--- START ---

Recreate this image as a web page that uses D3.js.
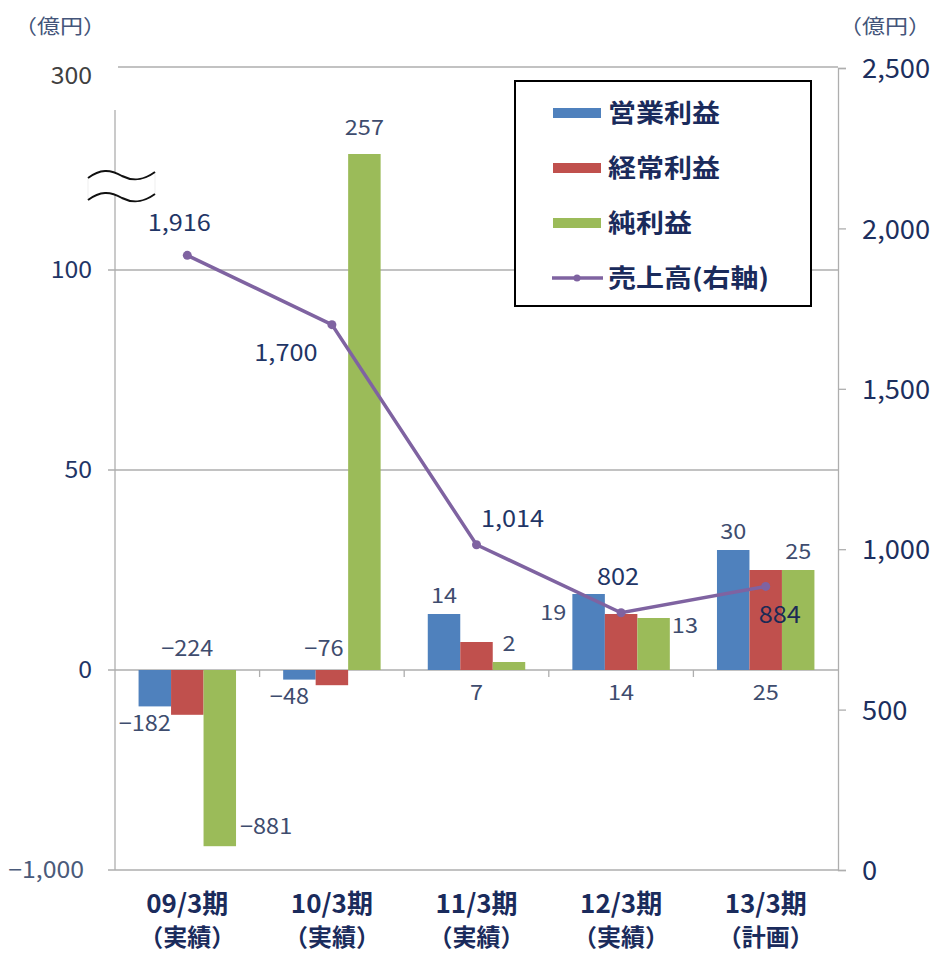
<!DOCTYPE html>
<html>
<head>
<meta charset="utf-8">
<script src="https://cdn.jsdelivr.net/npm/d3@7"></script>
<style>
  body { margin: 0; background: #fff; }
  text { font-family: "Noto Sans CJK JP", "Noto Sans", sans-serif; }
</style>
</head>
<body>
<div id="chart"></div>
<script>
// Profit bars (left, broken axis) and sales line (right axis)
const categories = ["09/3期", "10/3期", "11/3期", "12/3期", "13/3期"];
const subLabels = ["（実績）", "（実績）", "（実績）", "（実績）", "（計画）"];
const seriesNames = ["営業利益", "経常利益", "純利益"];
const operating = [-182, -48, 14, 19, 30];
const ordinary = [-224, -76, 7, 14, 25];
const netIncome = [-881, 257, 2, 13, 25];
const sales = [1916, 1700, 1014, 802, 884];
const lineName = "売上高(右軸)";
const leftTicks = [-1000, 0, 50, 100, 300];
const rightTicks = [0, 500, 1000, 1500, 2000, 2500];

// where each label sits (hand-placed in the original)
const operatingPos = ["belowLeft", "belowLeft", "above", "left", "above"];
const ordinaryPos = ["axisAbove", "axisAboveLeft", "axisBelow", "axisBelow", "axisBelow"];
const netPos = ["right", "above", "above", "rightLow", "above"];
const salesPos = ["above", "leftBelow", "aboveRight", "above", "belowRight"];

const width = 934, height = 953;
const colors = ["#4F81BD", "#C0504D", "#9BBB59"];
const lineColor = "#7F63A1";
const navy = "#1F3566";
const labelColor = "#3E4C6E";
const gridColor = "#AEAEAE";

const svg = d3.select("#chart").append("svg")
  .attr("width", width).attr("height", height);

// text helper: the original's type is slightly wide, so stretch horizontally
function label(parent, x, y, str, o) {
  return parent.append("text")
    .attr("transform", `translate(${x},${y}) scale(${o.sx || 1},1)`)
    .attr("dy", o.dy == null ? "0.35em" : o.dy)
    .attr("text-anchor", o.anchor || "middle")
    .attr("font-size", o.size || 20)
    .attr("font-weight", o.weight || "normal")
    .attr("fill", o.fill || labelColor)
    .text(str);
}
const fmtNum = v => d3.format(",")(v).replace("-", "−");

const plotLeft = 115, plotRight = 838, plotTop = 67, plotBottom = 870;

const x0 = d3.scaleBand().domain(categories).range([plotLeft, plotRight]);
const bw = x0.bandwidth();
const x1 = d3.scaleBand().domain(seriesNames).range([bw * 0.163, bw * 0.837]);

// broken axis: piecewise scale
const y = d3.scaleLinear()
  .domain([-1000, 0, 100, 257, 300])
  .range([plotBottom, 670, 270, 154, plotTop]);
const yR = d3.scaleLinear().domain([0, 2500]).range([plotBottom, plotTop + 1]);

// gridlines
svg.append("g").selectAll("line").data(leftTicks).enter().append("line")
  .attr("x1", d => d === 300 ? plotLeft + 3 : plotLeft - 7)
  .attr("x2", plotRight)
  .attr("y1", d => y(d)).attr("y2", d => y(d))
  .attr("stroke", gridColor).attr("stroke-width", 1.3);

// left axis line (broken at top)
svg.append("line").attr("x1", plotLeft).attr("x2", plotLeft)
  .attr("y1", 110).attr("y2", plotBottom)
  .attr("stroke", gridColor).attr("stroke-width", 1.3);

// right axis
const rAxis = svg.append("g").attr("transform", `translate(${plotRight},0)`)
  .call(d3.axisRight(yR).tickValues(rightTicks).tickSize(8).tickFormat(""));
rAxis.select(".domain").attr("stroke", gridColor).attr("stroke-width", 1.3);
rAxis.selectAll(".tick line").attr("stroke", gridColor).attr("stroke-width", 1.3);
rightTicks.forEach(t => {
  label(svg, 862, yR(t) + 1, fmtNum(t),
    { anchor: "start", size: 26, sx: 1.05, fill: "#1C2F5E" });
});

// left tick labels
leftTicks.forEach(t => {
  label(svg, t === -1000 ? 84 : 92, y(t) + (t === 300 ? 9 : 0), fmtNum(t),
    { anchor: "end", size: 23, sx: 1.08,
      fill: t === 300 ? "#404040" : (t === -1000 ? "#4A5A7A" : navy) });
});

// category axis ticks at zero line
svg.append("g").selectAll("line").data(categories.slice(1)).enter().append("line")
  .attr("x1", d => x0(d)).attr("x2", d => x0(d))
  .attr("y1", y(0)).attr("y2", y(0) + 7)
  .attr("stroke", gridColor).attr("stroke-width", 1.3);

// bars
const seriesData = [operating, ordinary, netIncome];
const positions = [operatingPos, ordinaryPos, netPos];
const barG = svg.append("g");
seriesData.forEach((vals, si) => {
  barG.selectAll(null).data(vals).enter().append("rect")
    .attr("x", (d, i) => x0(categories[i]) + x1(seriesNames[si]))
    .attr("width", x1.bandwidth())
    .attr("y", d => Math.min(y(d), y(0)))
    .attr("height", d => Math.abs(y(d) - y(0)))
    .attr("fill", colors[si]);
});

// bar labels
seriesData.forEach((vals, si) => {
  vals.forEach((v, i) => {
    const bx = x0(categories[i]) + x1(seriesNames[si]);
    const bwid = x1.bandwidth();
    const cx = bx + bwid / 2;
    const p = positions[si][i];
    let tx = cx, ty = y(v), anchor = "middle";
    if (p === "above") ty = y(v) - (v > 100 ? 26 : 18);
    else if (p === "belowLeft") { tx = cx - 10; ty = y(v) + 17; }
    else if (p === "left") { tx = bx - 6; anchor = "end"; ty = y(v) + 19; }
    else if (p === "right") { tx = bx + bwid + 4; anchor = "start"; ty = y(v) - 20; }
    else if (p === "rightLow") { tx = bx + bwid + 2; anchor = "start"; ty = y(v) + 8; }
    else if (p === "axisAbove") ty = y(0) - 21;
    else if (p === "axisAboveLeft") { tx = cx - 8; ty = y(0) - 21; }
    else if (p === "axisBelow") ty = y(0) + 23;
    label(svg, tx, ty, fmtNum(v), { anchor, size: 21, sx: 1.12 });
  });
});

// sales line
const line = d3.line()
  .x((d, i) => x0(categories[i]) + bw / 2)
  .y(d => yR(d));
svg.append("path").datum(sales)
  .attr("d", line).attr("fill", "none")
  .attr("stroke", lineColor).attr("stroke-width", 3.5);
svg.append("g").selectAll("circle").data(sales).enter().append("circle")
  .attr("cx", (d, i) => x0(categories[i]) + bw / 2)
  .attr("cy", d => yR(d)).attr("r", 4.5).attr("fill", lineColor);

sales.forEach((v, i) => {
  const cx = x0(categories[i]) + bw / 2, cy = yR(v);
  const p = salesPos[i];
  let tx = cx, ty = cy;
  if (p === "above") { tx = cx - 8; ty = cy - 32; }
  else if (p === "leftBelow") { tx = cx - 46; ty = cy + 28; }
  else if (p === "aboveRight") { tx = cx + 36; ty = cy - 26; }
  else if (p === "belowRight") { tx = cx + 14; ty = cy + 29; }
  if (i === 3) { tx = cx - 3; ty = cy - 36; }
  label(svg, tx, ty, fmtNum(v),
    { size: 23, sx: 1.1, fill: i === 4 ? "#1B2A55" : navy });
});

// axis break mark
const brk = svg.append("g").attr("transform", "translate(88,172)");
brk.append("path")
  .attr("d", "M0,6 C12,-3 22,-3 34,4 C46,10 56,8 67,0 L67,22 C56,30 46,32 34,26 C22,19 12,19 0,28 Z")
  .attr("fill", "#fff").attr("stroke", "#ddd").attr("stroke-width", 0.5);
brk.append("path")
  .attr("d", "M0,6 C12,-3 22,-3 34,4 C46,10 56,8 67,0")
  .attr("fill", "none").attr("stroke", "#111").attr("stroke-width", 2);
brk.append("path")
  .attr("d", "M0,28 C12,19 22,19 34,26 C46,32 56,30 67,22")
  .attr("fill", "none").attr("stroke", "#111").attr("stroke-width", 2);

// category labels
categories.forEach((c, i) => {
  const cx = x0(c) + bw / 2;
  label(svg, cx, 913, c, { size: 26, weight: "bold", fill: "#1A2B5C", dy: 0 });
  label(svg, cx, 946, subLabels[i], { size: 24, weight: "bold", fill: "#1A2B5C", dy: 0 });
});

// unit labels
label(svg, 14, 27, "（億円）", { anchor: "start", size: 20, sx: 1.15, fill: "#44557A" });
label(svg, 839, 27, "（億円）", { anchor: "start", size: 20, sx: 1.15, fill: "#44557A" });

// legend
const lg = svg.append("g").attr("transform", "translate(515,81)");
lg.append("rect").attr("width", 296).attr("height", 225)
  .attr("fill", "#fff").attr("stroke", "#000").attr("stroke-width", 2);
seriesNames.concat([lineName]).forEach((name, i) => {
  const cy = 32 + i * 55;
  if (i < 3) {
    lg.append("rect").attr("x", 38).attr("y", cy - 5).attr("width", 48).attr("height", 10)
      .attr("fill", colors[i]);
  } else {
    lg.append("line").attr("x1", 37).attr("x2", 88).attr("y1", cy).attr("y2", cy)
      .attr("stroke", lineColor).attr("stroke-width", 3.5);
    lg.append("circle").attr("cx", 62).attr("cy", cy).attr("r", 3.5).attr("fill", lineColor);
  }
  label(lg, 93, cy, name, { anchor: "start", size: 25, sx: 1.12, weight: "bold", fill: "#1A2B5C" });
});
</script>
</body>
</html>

--- END ---
--- START ---

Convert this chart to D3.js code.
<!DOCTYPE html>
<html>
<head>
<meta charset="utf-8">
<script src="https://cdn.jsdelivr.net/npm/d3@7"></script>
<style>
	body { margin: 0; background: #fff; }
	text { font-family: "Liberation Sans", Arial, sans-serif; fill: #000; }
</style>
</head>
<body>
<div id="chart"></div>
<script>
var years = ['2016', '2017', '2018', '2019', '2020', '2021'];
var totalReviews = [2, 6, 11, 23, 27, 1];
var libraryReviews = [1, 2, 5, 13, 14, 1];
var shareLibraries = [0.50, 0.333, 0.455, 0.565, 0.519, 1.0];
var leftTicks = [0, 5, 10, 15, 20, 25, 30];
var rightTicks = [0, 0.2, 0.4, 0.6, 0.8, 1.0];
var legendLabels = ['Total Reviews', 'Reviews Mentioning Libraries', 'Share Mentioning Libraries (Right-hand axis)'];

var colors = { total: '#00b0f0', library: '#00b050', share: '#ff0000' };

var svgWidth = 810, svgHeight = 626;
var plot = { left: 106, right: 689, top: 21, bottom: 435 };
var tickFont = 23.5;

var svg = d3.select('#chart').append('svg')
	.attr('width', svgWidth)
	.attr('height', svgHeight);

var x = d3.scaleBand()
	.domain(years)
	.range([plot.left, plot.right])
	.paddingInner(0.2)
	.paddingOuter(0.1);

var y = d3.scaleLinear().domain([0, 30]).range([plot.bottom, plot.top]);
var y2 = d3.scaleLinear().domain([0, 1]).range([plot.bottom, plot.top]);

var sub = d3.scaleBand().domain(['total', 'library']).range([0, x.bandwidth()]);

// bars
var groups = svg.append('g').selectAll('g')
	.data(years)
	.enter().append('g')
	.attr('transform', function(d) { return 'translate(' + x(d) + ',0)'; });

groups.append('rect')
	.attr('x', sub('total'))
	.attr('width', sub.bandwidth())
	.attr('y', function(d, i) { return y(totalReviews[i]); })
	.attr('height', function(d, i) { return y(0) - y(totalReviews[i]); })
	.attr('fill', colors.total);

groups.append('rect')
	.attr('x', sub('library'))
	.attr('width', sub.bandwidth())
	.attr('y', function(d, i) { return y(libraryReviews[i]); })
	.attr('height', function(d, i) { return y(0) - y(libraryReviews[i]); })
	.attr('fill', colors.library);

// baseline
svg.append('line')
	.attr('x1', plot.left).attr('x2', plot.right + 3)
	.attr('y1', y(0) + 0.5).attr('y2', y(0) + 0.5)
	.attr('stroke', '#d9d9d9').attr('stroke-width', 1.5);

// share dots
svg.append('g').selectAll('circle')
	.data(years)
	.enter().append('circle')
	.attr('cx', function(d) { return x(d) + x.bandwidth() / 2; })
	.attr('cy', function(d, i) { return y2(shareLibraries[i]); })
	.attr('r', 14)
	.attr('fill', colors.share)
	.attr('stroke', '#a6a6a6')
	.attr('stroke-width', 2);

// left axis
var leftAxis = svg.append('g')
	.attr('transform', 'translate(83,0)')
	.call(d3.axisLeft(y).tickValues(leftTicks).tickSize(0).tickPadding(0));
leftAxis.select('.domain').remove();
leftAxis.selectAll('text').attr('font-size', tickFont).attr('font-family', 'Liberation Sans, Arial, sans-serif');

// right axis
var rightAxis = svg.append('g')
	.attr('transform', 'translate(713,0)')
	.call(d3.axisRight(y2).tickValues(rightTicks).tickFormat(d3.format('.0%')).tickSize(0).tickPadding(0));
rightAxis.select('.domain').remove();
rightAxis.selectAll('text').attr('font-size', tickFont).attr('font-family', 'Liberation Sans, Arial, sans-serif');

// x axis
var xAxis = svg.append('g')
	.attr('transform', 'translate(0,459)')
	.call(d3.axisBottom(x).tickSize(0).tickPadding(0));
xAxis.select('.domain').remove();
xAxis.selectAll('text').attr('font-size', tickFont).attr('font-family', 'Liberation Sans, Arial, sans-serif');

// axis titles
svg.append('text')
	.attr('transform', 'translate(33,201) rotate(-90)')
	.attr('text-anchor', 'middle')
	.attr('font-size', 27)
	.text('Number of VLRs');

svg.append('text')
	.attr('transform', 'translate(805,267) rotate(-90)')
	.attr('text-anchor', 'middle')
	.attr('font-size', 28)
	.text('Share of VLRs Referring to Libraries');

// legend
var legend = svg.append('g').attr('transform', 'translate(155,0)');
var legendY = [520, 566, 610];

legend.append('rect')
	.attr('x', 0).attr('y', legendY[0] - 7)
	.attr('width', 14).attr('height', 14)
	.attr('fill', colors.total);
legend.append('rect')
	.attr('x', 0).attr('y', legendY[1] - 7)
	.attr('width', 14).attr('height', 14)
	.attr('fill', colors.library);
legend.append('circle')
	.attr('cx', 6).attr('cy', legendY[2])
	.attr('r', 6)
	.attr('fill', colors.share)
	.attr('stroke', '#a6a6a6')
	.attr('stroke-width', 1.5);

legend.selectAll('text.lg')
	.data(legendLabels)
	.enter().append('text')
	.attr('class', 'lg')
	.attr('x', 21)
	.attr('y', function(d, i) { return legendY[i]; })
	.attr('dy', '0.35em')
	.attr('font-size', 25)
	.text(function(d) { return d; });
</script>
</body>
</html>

--- END ---

* Your task: In the entries above, identify each line that includes the string "chart", then copy it.

* Task result:
<div id="chart"></div>
const svg = d3.select("#chart").append("svg")
Convert this chart to D3.js code.
<div id="chart"></div>
var svg = d3.select('#chart').append('svg')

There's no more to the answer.